Now, the only trouble with this theory and rather elongated analogy, is that the hoops that are too far away to see may be neglected. It’s all very well trying the ones low to the ground, stepping in that one, hopping through the other, because it doesn’t steer me off my path. It never takes up too much of my time, nor my energy. Might as well give it a go. But the trouble is, if I want to reach that one all the way up there it’ll take me ages. I’ll climb up half way, then fall back down. I’ll get a little closer every time but I’ll keep on falling down. Until finally, just maybe, I might make it. But what if it turns out to be the wrong hoop? I couldn’t see from all the way down there that it’s far too small to fit through, or it’s made of material to flimsy to hold me. What if I’ve wasted all that time and effort, for nothing?


So, that’s my explanation of what I mean by ‘limbo’. Throughout my life I’ve always had relatively simple choices to make, but right now ‘the world is my oyster’. Or to be more accurate my life is a sea-bed full of closed-up oysters, and I’ve got to spend all my time opening them to find out which one has the ruddy pearl in it. And then I don’t even know if I’ll like pearls. What if, after all that, it turns out I’m into emeralds? Do you see where I’m coming from? Or have I just lost you entirely? Essentially I’m not sure if the goal I am striving after is the right one for me, and I fear wasting time and energy on something that may never have the potential of making me happy. Which is why I find myself at a crossroads/between a rock and a hard place/in limbo. Or whatever cliche you most favour.
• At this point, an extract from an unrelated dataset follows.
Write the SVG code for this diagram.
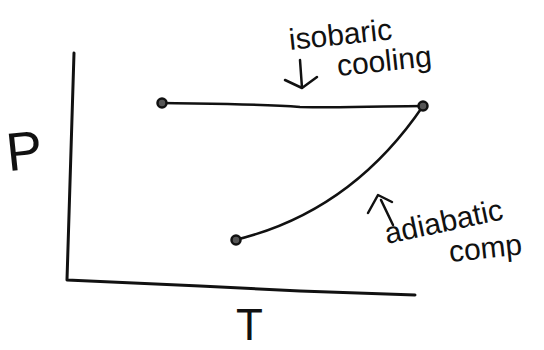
<svg xmlns="http://www.w3.org/2000/svg" width="544" height="350" viewBox="0 0 544 350">
<style>
.ink{fill:none;stroke:#111;stroke-linecap:round;stroke-linejoin:round}
.lbl{font-family:"Liberation Sans",Arial,sans-serif;fill:#111}
.dot{fill:#555;stroke:#111;stroke-width:2.5}
</style>
<rect width="544" height="350" fill="#fff"/>
<g id="axes">
<path class="ink" stroke-width="3" d="M74,53 L67,280 L200,286 L300,291 L415,295"/>
</g>
<g id="connectors">
<path id="isobaric" class="ink" stroke-width="2.5" d="M162,103 C220,104 260,104 300,107 C350,108 390,106 423,106"/>
<path id="adiabatic" class="ink" stroke-width="2.5" d="M235,240 Q351,212 423,106"/>
<path class="ink" stroke-width="2.5" d="M300,60 L302,88 M285,80 L302,88 L317,77"/>
<path class="ink" stroke-width="2.5" d="M368,213 L378,195 L392,202 M381,200 L393,225"/>
</g>
<g id="state1"><circle class="dot" cx="162" cy="103" r="4.5"/></g>
<g id="state2"><circle class="dot" cx="423" cy="106" r="4.5"/></g>
<g id="state3"><circle class="dot" cx="236" cy="240" r="4.5"/></g>
<g id="labels">
<text class="lbl" x="6" y="170" font-size="54" transform="rotate(-6 20 150)">P</text>
<text class="lbl" x="236" y="340" font-size="44">T</text>
<text class="lbl" x="290" y="50" font-size="30" transform="rotate(-6 290 50)">isobaric</text>
<text class="lbl" x="338" y="76" font-size="30" transform="rotate(-6 338 76)">cooling</text>
<text class="lbl" x="387" y="244" font-size="30" transform="rotate(-12 387 244)">adiabatic</text>
<text class="lbl" x="450" y="262" font-size="30" transform="rotate(-6 450 262)">comp</text>
</g>
</svg>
I am trying to look at it as an opportunity. A chance to take a step back, reassess, and work out what it is I really want. But then that’s the eternal question. What do we really want? And do we really know what’s best for us? To be honest with you, I really don’t know. But I’m going to give it a long hard think (and I’ll spend as much of that thinking period as possible scratching my chin, looking wistful, or posing like a Rodin - just for effect!). And I’ll get back to you. It’s a world of opportunities and a land of possibilities. We should take as many as possible that come our way. I just want to make sure I’m in a position to do that. I am not one prone to living a blinkered life, and I plan to be staring into the sun for as long as I can (metaphorically of course - please don’t try this at home).